Voilà qui expliquerait pourquoi Patrick de Carolis, PDG de France Télévisions, demande à l’Élysée le droit à une coupure publicitaire dans les émissions de variétés, de divertissement et dans les magazines. Somme espérée : entre quarante et cinquante millions d’euros ­ mais trop modique, ça couvrirait tout juste « France 2 Foot » et le Tour de France
[^2]
. Dépenses à bon escient en perspective…

Faut-il voir dans « France 2 Foot » un moyen de redorer le blason de France Télévisions en termes d’audience ? Car pendant que les blondes (Claire Chazal, Anne-Sophie Lapix) se tirent joyeusement la bourre dans l’audimat sur le JT de TF 1, les journaux de France 2 ont dégringolé dans les trois derniers mois [^3]
.

Pour muscler son 20 heures, Arlette Chabot, directrice de l’info sur France 2, a chargé Thierry Thuillier, présentateur du magazine géopolitique « Un oeil sur la planète », de mettre son nez dans la rédaction. Il faut bien faire quelque chose pour sortir de la crise. France 2 annonce ainsi un peu plus de poids en images sur l’environnement et l’Europe.
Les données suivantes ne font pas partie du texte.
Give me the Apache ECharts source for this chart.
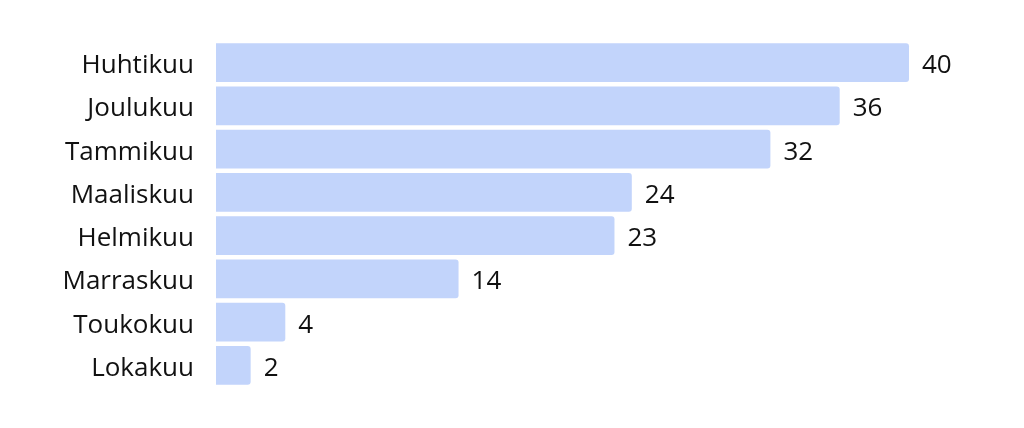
<!DOCTYPE html>
<html>
<head>
<meta charset="utf-8">
<script src="https://cdn.jsdelivr.net/npm/echarts@6/dist/echarts.min.js"></script>
<style>
  html, body { margin: 0; padding: 0; background: #fff; }
  #chart { width: 1024px; height: 428px; }
</style>
</head>
<body>
<div id="chart"></div>
<script>
// top to bottom as shown
const months = ['Huhtikuu', 'Joulukuu', 'Tammikuu', 'Maaliskuu', 'Helmikuu', 'Marraskuu', 'Toukokuu', 'Lokakuu'];
const counts = [40, 36, 32, 24, 23, 14, 4, 2];

const chart = echarts.init(document.getElementById('chart'));
chart.setOption({
    animation: false,
    grid: { left: 216, right: 115, top: 41, bottom: 41 },
    xAxis: {
        type: 'value',
        min: 0,
        max: 40,
        show: false
    },
    yAxis: {
        type: 'category',
        data: months,
        inverse: true,
        axisLine: { show: false },
        axisTick: { show: false },
        axisLabel: {
            margin: 22,
            // nudge the month names a few px down, like the reference
            formatter: v => '{m|' + v + '}',
            rich: {
                m: {
                    fontFamily: 'Open Sans',
                    fontSize: 26,
                    color: '#111',
                    padding: [6, 0, 0, 0]
                }
            }
        }
    },
    series: [{
        type: 'bar',
        data: counts,
        barCategoryGap: '10%',
        itemStyle: { color: '#c2d4fb', borderRadius: [0, 3, 3, 0] },
        label: {
            show: true,
            position: 'right',
            distance: 13,
            offset: [0, 3],
            fontFamily: 'Open Sans',
            fontSize: 26,
            color: '#111'
        }
    }]
});
</script>
</body>
</html>
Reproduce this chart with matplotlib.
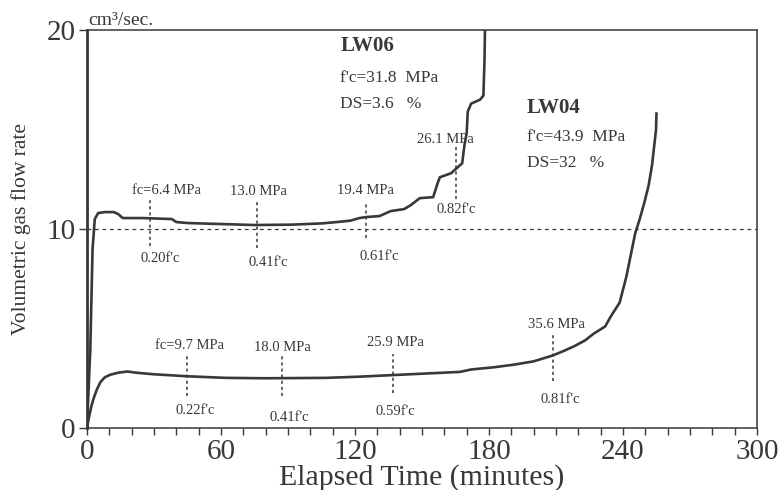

Et un rapprochement des services culture et société. Arlette Chabot estime là qu’il ne s’agit pas « de faire moins de culture, mais d’en faire autrement » . Évidemment. Comme le foot est une affaire de culture et de société, ça promet quelques sujets. Itou pour le festival de l’andouillette de Vire. Comme dit Montel, ce sera « chaud bouillant » .

[^2]: TF 1 et M6 voient cette coupure publicitaire d’un très mauvais oeil. Mais si on l’accepte à l’Élysée, on se fera fort d’offrir une compensation aux amis du privé.

[^3]: Autour de 19 % contre 39 % à TF 1.] ­ à juste titre, dirait-on, au regard du traitement de l’information (voir Politis n° 949 et 952) par David Pujadas et Élise Lucet, cette dernière récemment chevalier de l’ordre national de la Légion d’honneur, comme quoi, un certain sens du devoir se paye de l’endroit de la médaille [[Tout comme Christine Ockrent (France 3), élevée au grade d’officier, décorée directement par… Bernard Kouchner, et chargée d’un nouveau magazine politique, le dimanche soir, à compter du 23 septembre, « Duel sur la 3 ».